▶ [Exercise directions]:
Look through the data below and report how many lines include "with". Only the number should be given.

>>>>

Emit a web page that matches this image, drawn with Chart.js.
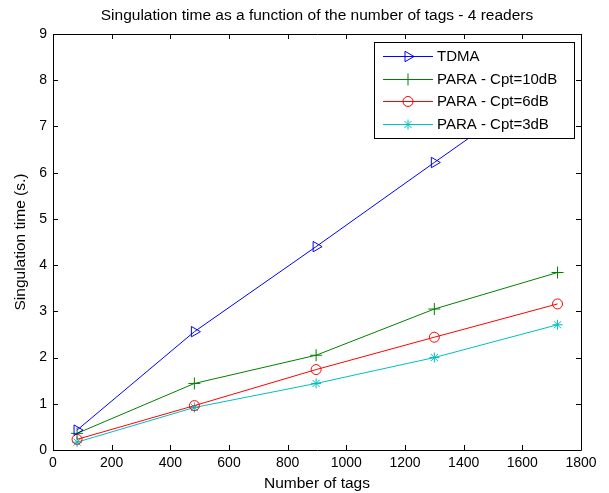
<!DOCTYPE html>
<html>
<head>
<meta charset="utf-8">
<script src="https://cdn.jsdelivr.net/npm/chart.js@4"></script>
<style>
  html, body { margin: 0; padding: 0; background: #fff; }
  #wrap { width: 609px; height: 493px; }
</style>
</head>
<body>
<div id="wrap"><canvas id="chart" width="609" height="493"></canvas></div>
<script>
// data
const numTags = [82, 482, 897, 1300, 1720];
const tdma = [0.43, 2.56, 4.4, 6.22, 8.1];
const cpt10 = [0.36, 1.44, 2.05, 3.05, 3.84];
const cpt6 = [0.23, 0.96, 1.74, 2.44, 3.16];
const cpt3 = [0.17, 0.92, 1.44, 2.0, 2.71];
const seriesNames = ['TDMA', 'PARA - Cpt=10dB', 'PARA - Cpt=6dB', 'PARA - Cpt=3dB'];
const xTicks = [0, 200, 400, 600, 800, 1000, 1200, 1400, 1600, 1800];
const yTicks = [0, 1, 2, 3, 4, 5, 6, 7, 8, 9];

const FONT = 'Liberation Sans, Arial, sans-serif';

function pts(ys) {
    return numTags.map((x, i) => ({ x: x, y: ys[i] }));
}

function makeSet(label, ys, color, style, rot, radius) {
    return {
        label: label,
        data: pts(ys),
        borderColor: color,
        backgroundColor: 'rgba(0,0,0,0)',
        borderWidth: 1,
        pointStyle: style,
        pointRotation: rot,
        pointRadius: radius,
        pointBorderColor: color,
        pointBorderWidth: 1,
        pointBackgroundColor: 'rgba(0,0,0,0)',
        tension: 0
    };
}

const datasets = [
    makeSet(seriesNames[0], tdma, '#0000ff', 'triangle', 90, 6),
    makeSet(seriesNames[1], cpt10, '#008000', 'cross', 0, 6),
    makeSet(seriesNames[2], cpt6, '#ff0000', 'circle', 0, 5),
    makeSet(seriesNames[3], cpt3, '#00bfbf', 'star', 0, 5)
];

// MATLAB style box with inward ticks
const boxPlugin = {
    id: 'box',
    afterDraw(chart) {
        const c = chart.ctx, a = chart.chartArea;
        const xs = chart.scales.x, ys = chart.scales.y;
        c.save();
        c.strokeStyle = '#000';
        c.lineWidth = 1;
        c.beginPath();
        c.rect(Math.round(a.left) + 0.5, Math.round(a.top) + 0.5,
               Math.round(a.right - a.left), Math.round(a.bottom - a.top));
        c.stroke();
        c.beginPath();
        xTicks.forEach(v => {
            const px = Math.round(xs.getPixelForValue(v)) + 0.5;
            c.moveTo(px, a.bottom); c.lineTo(px, a.bottom - 5);
            c.moveTo(px, a.top); c.lineTo(px, a.top + 5);
        });
        yTicks.forEach(v => {
            const py = Math.round(ys.getPixelForValue(v)) + 0.5;
            c.moveTo(a.left, py); c.lineTo(a.left + 5, py);
            c.moveTo(a.right, py); c.lineTo(a.right - 5, py);
        });
        c.stroke();
        c.restore();
    }
};

// legend box inside the plot, top right
const legendPlugin = {
    id: 'boxLegend',
    afterDraw(chart) {
        const c = chart.ctx;
        const left = 374, top = 42, w = 200, h = 96;
        c.save();
        c.fillStyle = '#fff';
        c.fillRect(left, top, w, h);
        c.strokeStyle = '#000';
        c.lineWidth = 1;
        c.strokeRect(left + 0.5, top + 0.5, w, h);
        c.textBaseline = 'middle';
        chart.data.datasets.forEach((ds, i) => {
            const y = Math.round(top + 14 + i * 22.7) + 0.5;
            c.strokeStyle = ds.borderColor;
            c.lineWidth = 1;
            c.beginPath();
            c.moveTo(383, y);
            c.lineTo(433, y);
            c.stroke();
            c.fillStyle = 'rgba(0,0,0,0)';
            Chart.helpers.drawPoint(c, {
                pointStyle: ds.pointStyle,
                rotation: ds.pointRotation,
                radius: ds.pointRadius,
                borderWidth: 1
            }, 408, y);
            c.fillStyle = '#000';
            c.font = '15px ' + FONT;
            c.fillText(ds.label, 437, y + 0.5);
        });
        c.restore();
    }
};

new Chart(document.getElementById('chart'), {
    type: 'line',
    data: { datasets: datasets },
    options: {
        responsive: false,
        animation: false,
        layout: { padding: { top: 0, left: 0, right: 28, bottom: 0 } },
        plugins: {
            legend: { display: false },
            tooltip: { enabled: false },
            title: {
                display: true,
                fullSize: false,
                text: 'Singulation time as a function of the number of tags - 4 readers',
                color: '#000',
                font: { family: FONT, size: 15.5, weight: 'normal' },
                padding: { top: 6, bottom: 9.4 }
            }
        },
        scales: {
            x: {
                type: 'linear',
                min: 0, max: 1800,
                afterBuildTicks: s => { s.ticks = xTicks.map(v => ({ value: v })); },
                afterFit: s => { s.height = 43; },
                grid: { display: false, drawTicks: false },
                border: { display: false },
                ticks: { color: '#000', padding: 5, maxRotation: 0, callback: v => String(v),
                         font: { family: FONT, size: 14 } },
                title: { display: true, text: 'Number of tags', color: '#000', padding: 0,
                         font: { family: FONT, size: 15.5 } }
            },
            y: {
                type: 'linear',
                min: 0, max: 9,
                afterBuildTicks: s => { s.ticks = yTicks.map(v => ({ value: v })); },
                afterFit: s => { s.width = 53; },
                grid: { display: false, drawTicks: false },
                border: { display: false },
                ticks: { color: '#000', padding: 6, callback: v => String(v),
                         font: { family: FONT, size: 14 } },
                title: { display: true, text: 'Singulation time (s.)', color: '#000',
                         padding: { top: 11, bottom: 0 },
                         font: { family: FONT, size: 15.5 } }
            }
        }
    },
    plugins: [boxPlugin, legendPlugin]
});
</script>
</body>
</html>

<<<<

▶ [Solved exercise]:
2